Assolutamente sì. Mi piace come la musica, solitamente intoccabile, possa prendere una forma visiva nello spazio fisico attraverso l’incontro con altre forme d’arte. La mia collaborazione con lo Swiss Institute of Incoherent Cinematography va avanti da anni ormai, direi quasi a livello familiare e sicuramente continuerà. Amo l’incontro tra film muti datati e musica contemporanea ed è proprio in queste sonorizzazioni improvvisate che riesco a dare uno sfogo all’istinto contaminato dall’imprevedibilità del momento e dalla bellezza dell’imperfezione.
Yamamoto come ha commentato il tuo lavoro con il soundtrack?

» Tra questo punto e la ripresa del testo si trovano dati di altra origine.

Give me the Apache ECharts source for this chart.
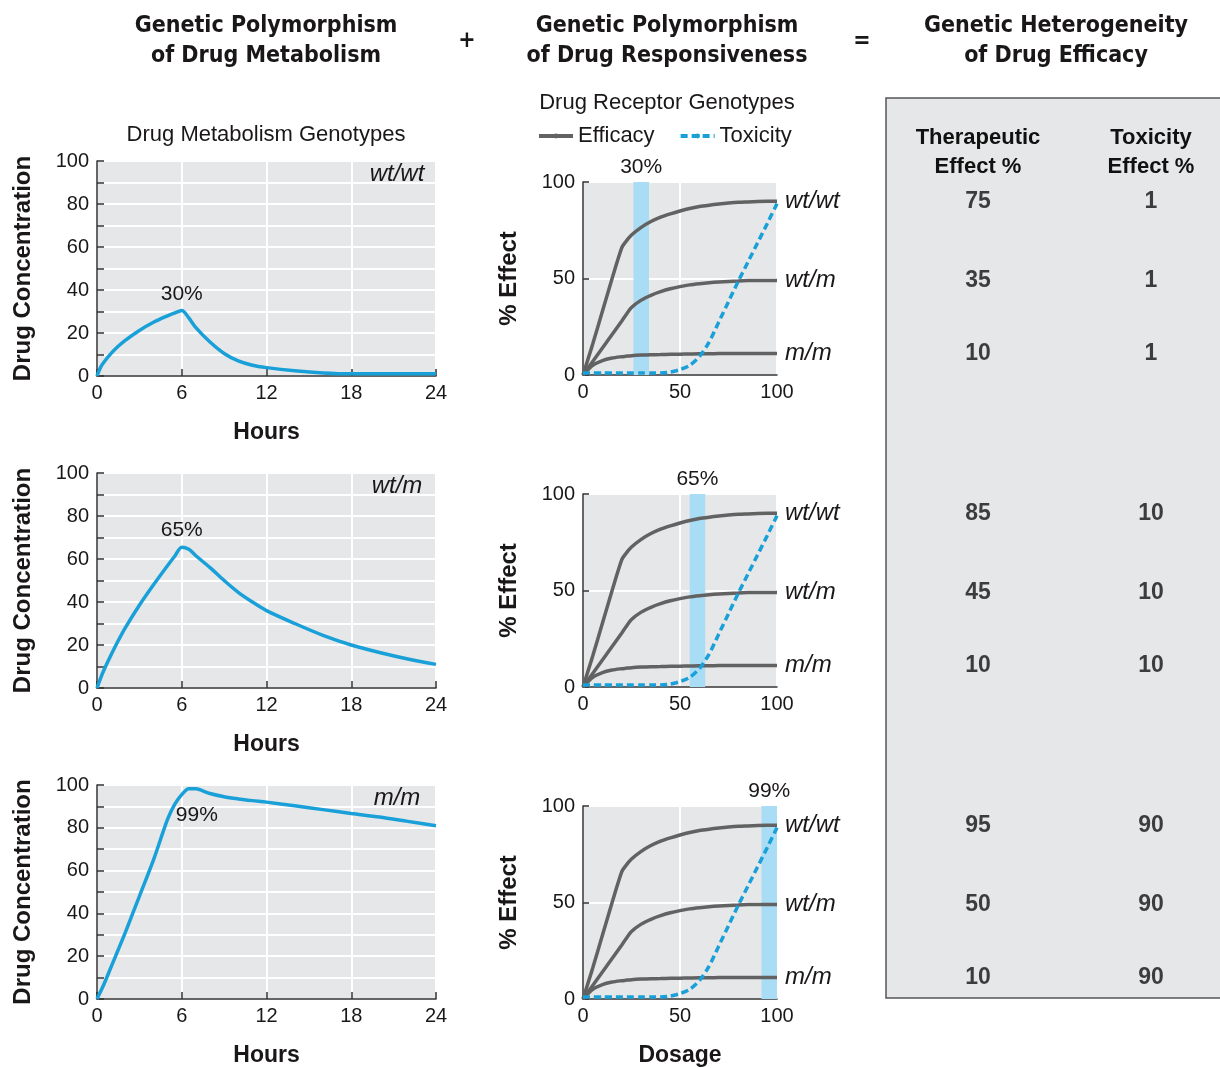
<!DOCTYPE html>
<html><head><meta charset="utf-8">
<script src="https://cdn.jsdelivr.net/npm/echarts@6/dist/echarts.min.js"></script>
<style>html,body{margin:0;padding:0;background:#fff}#c{width:1220px;height:1068px}</style>
</head><body><div id="c"></div>
<script>
// ---------- DATA ----------
const hours = [0, 0.25, 0.5, 1, 1.5, 2, 3, 4, 5, 5.5, 6, 6.5, 7, 8, 9, 10, 11, 12, 14, 16, 18, 20, 22, 24];
const concWtWt = [0, 4, 6.5, 10.5, 13.8, 16.6, 21.2, 25, 28, 29.3, 30.5, 27, 22.5, 15.8, 10.5, 7, 5, 3.9, 2.4, 1.4, 1, 1, 1, 1];
const concWtM  = [0, 4.5, 8.5, 15.5, 22, 28, 38.5, 48, 57, 61.3, 65.5, 64.5, 61.5, 56, 50, 44.5, 40, 36, 30, 24.5, 20, 16.5, 13.5, 11];
const concMM   = [0, 3.5, 7, 15, 23, 31, 48, 65, 84, 91, 95.5, 98.3, 98.2, 96, 94.5, 93.5, 92.7, 92, 90.3, 88.5, 86.7, 85, 83, 81];
const metabGenotypes = ['wt/wt', 'wt/m', 'm/m'];
const peakLabels = ['30%', '65%', '99%'];

const dosage   = [0, 5, 10, 15, 20, 22, 25, 30, 35, 40, 45, 50, 55, 60, 65, 70, 75, 80, 85, 90, 95, 100];
const effWtWt  = [0, 16, 33, 50, 66, 69, 72.5, 76.5, 79.5, 81.8, 83.5, 85, 86.3, 87.3, 88, 88.6, 89.1, 89.5, 89.7, 89.9, 90, 90];
const effWtM   = [0, 7, 14, 21, 28, 31, 35, 38.8, 41.3, 43.2, 44.7, 45.8, 46.7, 47.3, 47.8, 48.2, 48.5, 48.7, 48.9, 49, 49, 49];
const effMM    = [0, 5, 7.5, 8.8, 9.5, 9.7, 10, 10.3, 10.5, 10.6, 10.7, 10.8, 10.9, 11, 11, 11.1, 11.1, 11.1, 11.2, 11.2, 11.2, 11.2];
const toxicity = [1, 1, 1, 1, 1, 1, 1, 1, 1, 1, 1.5, 2.8, 5, 9.5, 17, 27.5, 38, 48.5, 58.5, 68.5, 78.5, 88.8];
const receptorGenotypes = ['wt/wt', 'wt/m', 'm/m'];
const bandRanges = [[26, 34], [55, 63], [92, 100]];
const bandLabels = ['30%', '65%', '99%'];

const tableHeaders = ['Therapeutic\nEffect %', 'Toxicity\nEffect %'];
const therapeutic = [[75, 35, 10], [85, 45, 10], [95, 50, 10]];
const toxicityPct = [[1, 1, 1], [10, 10, 10], [90, 90, 90]];

// ---------- STYLE / LAYOUT ----------
const FONT = "'Liberation Sans', Arial, sans-serif";
const HEAD_FONT = "'Liberation Sans Narrow', 'DejaVu Sans Condensed', 'Liberation Sans', sans-serif";
const TXT = '#1a1718';
const BLUE = '#1aa0d9';
const GRAY = '#626262';
const PLOT_BG = '#e6e7e8';
const BAND = '#a9dcf5';

const leftTops = [161, 473, 785];
const midTops = [182, 494, 806];

const grids = [], xAxes = [], yAxes = [], series = [];
const zip = (xs, ys) => xs.map((x, i) => [x, ys[i]]);
const concs = [concWtWt, concWtM, concMM];
const effs = [effWtWt, effWtM, effMM];

// left charts
for (let r = 0; r < 3; r++) {
  grids.push({ left: 97, top: leftTops[r], width: 339, height: 215, show: true, backgroundColor: PLOT_BG, borderWidth: 0 });
  const gi = grids.length - 1;
  xAxes.push({
    gridIndex: gi, type: 'value', min: 0, max: 24, interval: 6,
    name: 'Hours', nameLocation: 'middle', nameGap: 45,
    nameTextStyle: { fontFamily: FONT, fontWeight: 'bold', fontSize: 23, color: TXT },
    axisLine: { show: true, lineStyle: { color: '#333', width: 1.5 } },
    axisTick: { show: true, inside: true, length: 7, lineStyle: { color: '#333', width: 1.5 } },
    axisLabel: { fontFamily: FONT, fontSize: 20, color: TXT, margin: 7 },
    splitLine: { show: true, lineStyle: { color: '#fff', width: 2 } }
  });
  yAxes.push({
    gridIndex: gi, type: 'value', min: 0, max: 100, interval: 10,
    name: 'Drug Concentration', nameLocation: 'middle', nameGap: 62,
    nameTextStyle: { fontFamily: FONT, fontWeight: 'bold', fontSize: 24, color: TXT },
    axisLine: { show: true, lineStyle: { color: '#333', width: 1.5 } },
    axisTick: { show: true, inside: true, length: 7, lineStyle: { color: '#333', width: 1.5 } },
    axisLabel: { fontFamily: FONT, fontSize: 20, color: TXT, margin: 8, formatter: v => (v % 20 === 0 ? v : '') },
    splitLine: { show: true, lineStyle: { color: '#fff', width: 2 } }
  });
  const isLast = r === 2;
  series.push({
    type: 'line', xAxisIndex: gi, yAxisIndex: gi, data: zip(hours, concs[r]),
    symbol: 'none', smooth: 0.3, lineStyle: { color: BLUE, width: 3.5 }, itemStyle: { color: BLUE },
    silent: true, animation: false,
    markPoint: {
      symbol: 'circle', symbolSize: 0, silent: true, animation: false,
      data: [{ type: 'max' }],
      label: isLast
        ? { show: true, position: 'inside', offset: [8, 27], formatter: peakLabels[r], fontFamily: FONT, fontSize: 21, color: TXT }
        : { show: true, position: 'top', distance: 6, formatter: peakLabels[r], fontFamily: FONT, fontSize: 21, color: TXT }
    }
  });
}

// middle charts
for (let r = 0; r < 3; r++) {
  grids.push({ left: 583, top: midTops[r], width: 194, height: 193, show: true, backgroundColor: PLOT_BG, borderWidth: 0 });
  const gi = grids.length - 1;
  xAxes.push({
    gridIndex: gi, type: 'value', min: 0, max: 100, interval: 50,
    name: r === 2 ? 'Dosage' : '', nameLocation: 'middle', nameGap: 45,
    nameTextStyle: { fontFamily: FONT, fontWeight: 'bold', fontSize: 23, color: TXT },
    axisLine: { show: true, lineStyle: { color: '#333', width: 1.5 } },
    axisTick: { show: false },
    axisLabel: { fontFamily: FONT, fontSize: 20, color: TXT, margin: 7 },
    splitLine: { show: true, lineStyle: { color: '#fff', width: 2 } }
  });
  yAxes.push({
    gridIndex: gi, type: 'value', min: 0, max: 100, interval: 50,
    name: '% Effect', nameLocation: 'middle', nameGap: 62,
    nameTextStyle: { fontFamily: FONT, fontWeight: 'bold', fontSize: 24, color: TXT },
    axisLine: { show: true, lineStyle: { color: '#333', width: 1.5 } },
    axisTick: { show: true, inside: true, length: 6, lineStyle: { color: '#333', width: 1.5 } },
    axisLabel: { fontFamily: FONT, fontSize: 20, color: TXT, margin: 8 },
    splitLine: { show: true, lineStyle: { color: '#fff', width: 2 } }
  });
  for (let k = 0; k < 3; k++) {
    const s = {
      type: 'line', name: 'Efficacy', xAxisIndex: gi, yAxisIndex: gi, data: zip(dosage, effs[k]),
      symbol: 'none', showSymbol: false, smooth: 0.25, lineStyle: { color: GRAY, width: 3.5 }, itemStyle: { color: GRAY },
      silent: true, animation: false,
      endLabel: { show: true, formatter: () => receptorGenotypes[k], distance: 8,
        fontFamily: FONT, fontStyle: 'italic', fontSize: 24, color: TXT }
    };
    if (k === 0) {
      s.markArea = {
        silent: true, animation: false,
        itemStyle: { color: BAND },
        label: { show: true, position: 'top', distance: 4, fontFamily: FONT, fontSize: 21, color: TXT },
        data: [[{ xAxis: bandRanges[r][0], name: bandLabels[r] }, { xAxis: bandRanges[r][1] }]]
      };
    }
    series.push(s);
  }
  series.push({
    type: 'line', name: 'Toxicity', xAxisIndex: gi, yAxisIndex: gi, data: zip(dosage, toxicity),
    symbol: 'none', showSymbol: false, smooth: 0.25, lineStyle: { color: BLUE, width: 3.5, type: [7, 4] }, itemStyle: { color: BLUE },
    silent: true, animation: false, z: 3
  });
}

// right table (rows aligned with receptor curve ends)
const effEnd = effs.map(a => a[a.length - 1]);
for (let r = 0; r < 3; r++) {
  grids.push({ left: 978, top: midTops[r], width: 173, height: 193, show: false });
  const gi = grids.length - 1;
  xAxes.push({
    gridIndex: gi, type: 'category', data: tableHeaders, position: 'top', boundaryGap: false,
    axisLine: { show: false }, axisTick: { show: false }, splitLine: { show: false },
    axisLabel: { show: r === 0, margin: 1, fontFamily: FONT, fontWeight: 'bold', fontSize: 22, lineHeight: 29, color: '#111' }
  });
  yAxes.push({ gridIndex: gi, type: 'value', min: 0, max: 100, show: false });
  const pts = [];
  for (let k = 0; k < 3; k++) {
    pts.push([tableHeaders[0], effEnd[k], therapeutic[r][k]]);
    pts.push([tableHeaders[1], effEnd[k], toxicityPct[r][k]]);
  }
  series.push({
    type: 'scatter', xAxisIndex: gi, yAxisIndex: gi, data: pts, symbolSize: 0, silent: true, animation: false, z: 5,
    label: { show: true, position: 'inside', formatter: p => p.value[2], fontFamily: FONT, fontWeight: 'bold', fontSize: 23, color: '#111' }
  });
}

const headStyle = { fontFamily: HEAD_FONT, fontWeight: 'bold', fontSize: 23, fill: TXT, textAlign: 'center', textVerticalAlign: 'middle', lineHeight: 30 };
const graphic = [
  { type: 'rect', z: -10, shape: { x: 886, y: 98, width: 340, height: 900 }, style: { fill: PLOT_BG, stroke: '#555', lineWidth: 1.5 } },
  { type: 'text', x: 266, y: 41, style: Object.assign({ text: 'Genetic Polymorphism\nof Drug Metabolism' }, headStyle) },
  { type: 'text', x: 467, y: 41, style: Object.assign({}, headStyle, { text: '+' }) },
  { type: 'text', x: 667, y: 41, style: Object.assign({ text: 'Genetic Polymorphism\nof Drug Responsiveness' }, headStyle) },
  { type: 'text', x: 862, y: 41, style: Object.assign({}, headStyle, { text: '=' }) },
  { type: 'text', x: 1056, y: 41, style: Object.assign({ text: 'Genetic Heterogeneity\nof Drug Efficacy' }, headStyle) },
  { type: 'text', x: 266, y: 135, style: { text: 'Drug Metabolism Genotypes', fontFamily: FONT, fontSize: 22, fill: TXT, textAlign: 'center', textVerticalAlign: 'middle' } },
  { type: 'text', x: 667, y: 103, style: { text: 'Drug Receptor Genotypes', fontFamily: FONT, fontSize: 22, fill: TXT, textAlign: 'center', textVerticalAlign: 'middle' } }
];
for (let r = 0; r < 3; r++) {
  graphic.push({ type: 'text', x: 397, y: leftTops[r] + 13, style: { text: metabGenotypes[r], fontFamily: FONT, fontStyle: 'italic', fontSize: 24, fill: TXT, textAlign: 'center', textVerticalAlign: 'middle' } });
}

const chart = echarts.init(document.getElementById('c'), null, { renderer: 'canvas' });
chart.setOption({
  animation: false,
  backgroundColor: '#fff',
  textStyle: { fontFamily: FONT },
  legend: {
    left: 537, top: 125, padding: 0, selectedMode: false, data: ['Efficacy', 'Toxicity'],
    itemWidth: 34, itemHeight: 6, itemGap: 24,
    lineStyle: { width: 4 },
    textStyle: { fontFamily: FONT, fontSize: 22, color: TXT }
  },
  grid: grids, xAxis: xAxes, yAxis: yAxes, series: series, graphic: graphic
});
</script></body></html>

Chi è a tuo avviso il maestro del soundscape?
Ahahah, Yamamoto non ha commentato direttamente il mio lavoro, o almeno non con me. In generale però siamo rimasti tutti molto contenti del lavoro fatto insieme. Non credo io riesca a definire un maestro del “soundscape”, ma generalmente parlando, forse un maestro del suono e dell’ascolto mio personale: John Cage.
Ultima, la traccia che hai ascoltato prima o dopo aver risposto a queste domande.
Durante: Terry Riley – Aleph Part 2.
Ah quando i miei amici mi hanno chiesto di “riassumerti” brevemente, ho risposto così: Il raffinato incontro di Grimes e FKA Twigs. Può andare?
Ognuno è libero di riassumermi in base alla propria percezione, per cui sì, può andare. Anzi, grazie!